* WRITTEN TASK:
Each line below should be quoted exactly, please.

* DATA SECTION:
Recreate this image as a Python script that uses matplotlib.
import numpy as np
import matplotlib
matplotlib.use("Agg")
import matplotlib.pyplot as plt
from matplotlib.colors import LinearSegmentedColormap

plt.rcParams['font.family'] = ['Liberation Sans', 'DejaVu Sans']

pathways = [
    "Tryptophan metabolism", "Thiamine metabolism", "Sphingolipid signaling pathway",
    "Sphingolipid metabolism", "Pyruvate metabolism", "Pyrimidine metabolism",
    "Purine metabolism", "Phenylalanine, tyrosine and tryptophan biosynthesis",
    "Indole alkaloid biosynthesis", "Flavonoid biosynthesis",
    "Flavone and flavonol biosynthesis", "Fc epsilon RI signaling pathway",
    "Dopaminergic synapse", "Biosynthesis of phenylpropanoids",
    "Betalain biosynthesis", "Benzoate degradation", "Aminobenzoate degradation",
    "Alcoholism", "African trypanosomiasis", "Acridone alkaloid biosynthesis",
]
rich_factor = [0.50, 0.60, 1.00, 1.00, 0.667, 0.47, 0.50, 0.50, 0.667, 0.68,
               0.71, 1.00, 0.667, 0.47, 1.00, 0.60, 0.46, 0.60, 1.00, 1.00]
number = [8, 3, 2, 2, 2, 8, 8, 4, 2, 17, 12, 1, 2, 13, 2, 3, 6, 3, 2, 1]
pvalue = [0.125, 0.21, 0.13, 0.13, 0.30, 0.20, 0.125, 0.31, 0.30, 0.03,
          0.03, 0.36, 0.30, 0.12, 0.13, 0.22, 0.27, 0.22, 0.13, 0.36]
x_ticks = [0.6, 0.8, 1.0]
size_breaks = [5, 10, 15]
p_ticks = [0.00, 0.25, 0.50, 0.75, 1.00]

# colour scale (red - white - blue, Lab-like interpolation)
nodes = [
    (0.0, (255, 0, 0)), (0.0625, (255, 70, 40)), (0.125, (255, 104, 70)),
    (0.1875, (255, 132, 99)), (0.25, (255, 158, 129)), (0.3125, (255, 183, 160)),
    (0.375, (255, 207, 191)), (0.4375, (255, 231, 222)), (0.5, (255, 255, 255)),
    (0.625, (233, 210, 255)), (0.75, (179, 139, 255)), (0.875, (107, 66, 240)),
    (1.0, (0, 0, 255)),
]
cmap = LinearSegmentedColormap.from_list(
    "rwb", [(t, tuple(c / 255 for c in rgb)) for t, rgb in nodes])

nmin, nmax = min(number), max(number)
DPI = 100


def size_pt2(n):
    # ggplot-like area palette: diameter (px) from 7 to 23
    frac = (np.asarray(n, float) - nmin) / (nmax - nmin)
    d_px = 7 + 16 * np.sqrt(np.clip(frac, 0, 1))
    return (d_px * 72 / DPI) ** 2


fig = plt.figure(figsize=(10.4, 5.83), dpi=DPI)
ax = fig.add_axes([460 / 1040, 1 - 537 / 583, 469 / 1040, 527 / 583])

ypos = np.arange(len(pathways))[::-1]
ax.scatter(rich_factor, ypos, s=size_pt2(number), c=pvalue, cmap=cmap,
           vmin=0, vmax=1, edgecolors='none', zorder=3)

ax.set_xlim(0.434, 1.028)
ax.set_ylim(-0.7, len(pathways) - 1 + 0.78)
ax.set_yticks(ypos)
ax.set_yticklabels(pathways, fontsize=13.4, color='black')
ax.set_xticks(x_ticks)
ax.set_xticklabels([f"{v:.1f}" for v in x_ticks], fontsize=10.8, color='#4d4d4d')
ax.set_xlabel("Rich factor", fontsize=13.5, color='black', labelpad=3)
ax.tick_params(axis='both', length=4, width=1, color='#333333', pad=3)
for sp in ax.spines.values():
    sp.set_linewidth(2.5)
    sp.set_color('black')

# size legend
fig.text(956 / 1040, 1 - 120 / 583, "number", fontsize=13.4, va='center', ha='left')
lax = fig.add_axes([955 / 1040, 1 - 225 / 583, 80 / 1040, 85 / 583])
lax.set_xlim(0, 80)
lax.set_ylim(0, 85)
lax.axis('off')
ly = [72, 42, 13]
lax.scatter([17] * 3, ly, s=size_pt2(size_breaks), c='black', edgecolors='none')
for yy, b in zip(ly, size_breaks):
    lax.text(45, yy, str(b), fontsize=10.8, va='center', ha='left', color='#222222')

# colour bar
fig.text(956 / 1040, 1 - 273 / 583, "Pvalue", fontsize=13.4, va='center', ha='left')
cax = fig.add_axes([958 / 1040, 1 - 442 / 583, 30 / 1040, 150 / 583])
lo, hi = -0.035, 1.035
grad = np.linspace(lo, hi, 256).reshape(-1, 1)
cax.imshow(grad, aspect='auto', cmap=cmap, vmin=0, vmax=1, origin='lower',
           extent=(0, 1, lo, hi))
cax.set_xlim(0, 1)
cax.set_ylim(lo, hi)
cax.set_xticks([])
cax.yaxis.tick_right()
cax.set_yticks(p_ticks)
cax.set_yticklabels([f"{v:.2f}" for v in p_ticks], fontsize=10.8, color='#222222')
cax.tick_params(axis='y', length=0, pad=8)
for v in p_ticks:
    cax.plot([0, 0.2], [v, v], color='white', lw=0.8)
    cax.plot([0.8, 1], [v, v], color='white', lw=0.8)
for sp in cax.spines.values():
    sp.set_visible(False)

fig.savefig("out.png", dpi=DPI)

* COMPLETED TASK:
Recreate this image as a Python script that uses matplotlib.
import numpy as np
import matplotlib
matplotlib.use("Agg")
import matplotlib.pyplot as plt
from matplotlib.colors import LinearSegmentedColormap

plt.rcParams['font.family'] = ['Liberation Sans', 'DejaVu Sans']

pathways = [
    "Tryptophan metabolism", "Thiamine metabolism", "Sphingolipid signaling pathway",
    "Sphingolipid metabolism", "Pyruvate metabolism", "Pyrimidine metabolism",
    "Purine metabolism", "Phenylalanine, tyrosine and tryptophan biosynthesis",
    "Indole alkaloid biosynthesis", "Flavonoid biosynthesis",
    "Flavone and flavonol biosynthesis", "Fc epsilon RI signaling pathway",
    "Dopaminergic synapse", "Biosynthesis of phenylpropanoids",
    "Betalain biosynthesis", "Benzoate degradation", "Aminobenzoate degradation",
    "Alcoholism", "African trypanosomiasis", "Acridone alkaloid biosynthesis",
]
rich_factor = [0.50, 0.60, 1.00, 1.00, 0.667, 0.47, 0.50, 0.50, 0.667, 0.68,
               0.71, 1.00, 0.667, 0.47, 1.00, 0.60, 0.46, 0.60, 1.00, 1.00]
number = [8, 3, 2, 2, 2, 8, 8, 4, 2, 17, 12, 1, 2, 13, 2, 3, 6, 3, 2, 1]
pvalue = [0.125, 0.21, 0.13, 0.13, 0.30, 0.20, 0.125, 0.31, 0.30, 0.03,
          0.03, 0.36, 0.30, 0.12, 0.13, 0.22, 0.27, 0.22, 0.13, 0.36]
x_ticks = [0.6, 0.8, 1.0]
size_breaks = [5, 10, 15]
p_ticks = [0.00, 0.25, 0.50, 0.75, 1.00]

# colour scale (red - white - blue, Lab-like interpolation)
nodes = [
    (0.0, (255, 0, 0)), (0.0625, (255, 70, 40)), (0.125, (255, 104, 70)),
    (0.1875, (255, 132, 99)), (0.25, (255, 158, 129)), (0.3125, (255, 183, 160)),
    (0.375, (255, 207, 191)), (0.4375, (255, 231, 222)), (0.5, (255, 255, 255)),
    (0.625, (233, 210, 255)), (0.75, (179, 139, 255)), (0.875, (107, 66, 240)),
    (1.0, (0, 0, 255)),
]
cmap = LinearSegmentedColormap.from_list(
    "rwb", [(t, tuple(c / 255 for c in rgb)) for t, rgb in nodes])

nmin, nmax = min(number), max(number)
DPI = 100


def size_pt2(n):
    # ggplot-like area palette: diameter (px) from 7 to 23
    frac = (np.asarray(n, float) - nmin) / (nmax - nmin)
    d_px = 7 + 16 * np.sqrt(np.clip(frac, 0, 1))
    return (d_px * 72 / DPI) ** 2


fig = plt.figure(figsize=(10.4, 5.83), dpi=DPI)
ax = fig.add_axes([460 / 1040, 1 - 537 / 583, 469 / 1040, 527 / 583])

ypos = np.arange(len(pathways))[::-1]
ax.scatter(rich_factor, ypos, s=size_pt2(number), c=pvalue, cmap=cmap,
           vmin=0, vmax=1, edgecolors='none', zorder=3)

ax.set_xlim(0.434, 1.028)
ax.set_ylim(-0.7, len(pathways) - 1 + 0.78)
ax.set_yticks(ypos)
ax.set_yticklabels(pathways, fontsize=13.4, color='black')
ax.set_xticks(x_ticks)
ax.set_xticklabels([f"{v:.1f}" for v in x_ticks], fontsize=10.8, color='#4d4d4d')
ax.set_xlabel("Rich factor", fontsize=13.5, color='black', labelpad=3)
ax.tick_params(axis='both', length=4, width=1, color='#333333', pad=3)
for sp in ax.spines.values():
    sp.set_linewidth(2.5)
    sp.set_color('black')

# size legend
fig.text(956 / 1040, 1 - 120 / 583, "number", fontsize=13.4, va='center', ha='left')
lax = fig.add_axes([955 / 1040, 1 - 225 / 583, 80 / 1040, 85 / 583])
lax.set_xlim(0, 80)
lax.set_ylim(0, 85)
lax.axis('off')
ly = [72, 42, 13]
lax.scatter([17] * 3, ly, s=size_pt2(size_breaks), c='black', edgecolors='none')
for yy, b in zip(ly, size_breaks):
    lax.text(45, yy, str(b), fontsize=10.8, va='center', ha='left', color='#222222')

# colour bar
fig.text(956 / 1040, 1 - 273 / 583, "Pvalue", fontsize=13.4, va='center', ha='left')
cax = fig.add_axes([958 / 1040, 1 - 442 / 583, 30 / 1040, 150 / 583])
lo, hi = -0.035, 1.035
grad = np.linspace(lo, hi, 256).reshape(-1, 1)
cax.imshow(grad, aspect='auto', cmap=cmap, vmin=0, vmax=1, origin='lower',
           extent=(0, 1, lo, hi))
cax.set_xlim(0, 1)
cax.set_ylim(lo, hi)
cax.set_xticks([])
cax.yaxis.tick_right()
cax.set_yticks(p_ticks)
cax.set_yticklabels([f"{v:.2f}" for v in p_ticks], fontsize=10.8, color='#222222')
cax.tick_params(axis='y', length=0, pad=8)
for v in p_ticks:
    cax.plot([0, 0.2], [v, v], color='white', lw=0.8)
    cax.plot([0.8, 1], [v, v], color='white', lw=0.8)
for sp in cax.spines.values():
    sp.set_visible(False)

fig.savefig("out.png", dpi=DPI)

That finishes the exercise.